L’autoedizione ti permette un controllo pieno di tutto il processo editoriale, ma ti carica con la difficoltosa incombenza della distribuzione. Pubblicare in una casa editrice, e per di più in una grande casa editrice, ti permette di concentrarti di più sul tuo lavoro, e delegare i compiti più aridi dell’edizione, quali distribuzione e diffusione; ma può implicare anche lo svantaggio di perdere il controllo creativo di quel che fai. Nel mio caso mi sono impegnato perché questo non accadesse. Inoltre cerco di combinare le mie pubblicazioni con Random House Mondadori con altre case editrici più piccole.
Il tuo stile strizza l’occhio all’estetica pubblicitaria americana degli anni Cinquanta. C’è una ragione per questa scelta?
All’inizio è stato più un caso, dato che io e i miei amici raccoglievamo molte riviste e vecchi libri al mercato del Rastro di Madrid e disponevamo di questo materiale per fare collage e altri giochi grafici. Con il tempo, forse influenzato anche da questa casualità, mi affezionai alla distorsione tipica dell’immaginario pubblicitario nato negli anni Cinquanta negli Stati Uniti, che attualmente ricopre tutto il pianeta e l’interno delle nostre menti come una crosta vischiosa al sapore di fragola…
Quali sono gli autori che hanno influenzato di più il tuo stile?
Ne ho menzionati alcuni prima. Potrei aggiungere che nel mio lavoro ci sono influenze e ispirazioni forti che non derivano dall’ambito del fumetto. Mi succede con David Lynch o Frank Zappa, i Monty Python, Tom Zé, Satie, Ivan Illich, Lewis Mumford, etc…
A quali altri progetti stai lavorando?
Sto preparando un’altra antologia del mio lavoro pubblicato in diverse riviste negli anni, sulla linea di Bienvenido al mundo e Memorias de la Tierra. Dopodiché spero di riuscire a dedicarmi a un’altra storia lunga che ho da anni nel cassetto.

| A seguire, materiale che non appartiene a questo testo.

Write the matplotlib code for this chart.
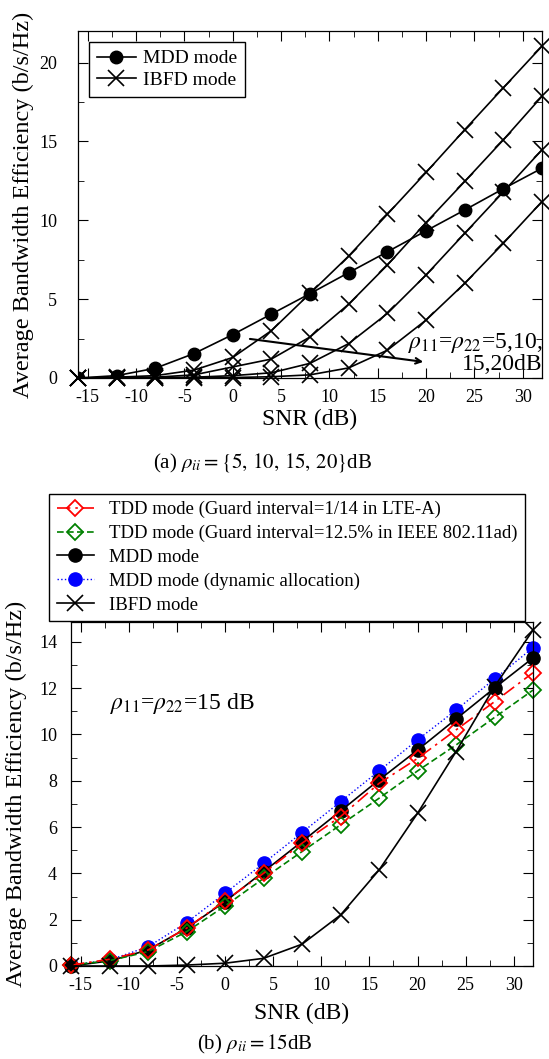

Qual è la tua opinione sulla scena del fumetto in Spagna?
Ci sono cose abbastanza interessanti e i disegnatori più giovani che hanno tratto beneficio dal recente boom del romanzo grafico hanno delle conoscenze del mezzo molto solide e tendono a sperimentare, e questa è un buona notizia. Anche nel campo dell’humour, è nato un genere abbastanza originale, che qualcuno ha ribattezzato no-humour, che rompe con tutti gli stereotipi e che trovo davvero gradevole.
Ci sono autori spagnoli che ritieni interessanti da segnalare ai lettori italiani?
Ce ne sono molti… Ma tra questi non posso non citare Max, Paco Alcázar, Miguel Noguera e Santiago Valenzuela.
Presenterai il libro in Italia, a Lucca Comics & Games. Quali sono i tuoi autori italiani ‘preferiti’?
A parte quelli già noti e riconosciuti, i classici come Pratt, Manara, Giardino e Liberatore, non conosco molti altri autori più attuali, come Gipi o Manuele Fior, visto che non si è pubblicato molto delle loro opere in spagnolo. Questo mi dispiace molto perché mi rendo conto che, almeno in Spagna, tutto quello che viene dagli Stati Uniti trova una casa editrice e invece, per autori e libri provenienti da paesi più vicini come l’Italia, è molto più difficile. La cosa peggiore è che credo che valga anche il contrario. A parte il caso della Francia, dove il fumetto ha un mercato proprio molto radicato e forte, il resto del fumetto europeo è abbastanza sconosciuto nei paesi che non sono quello di origine.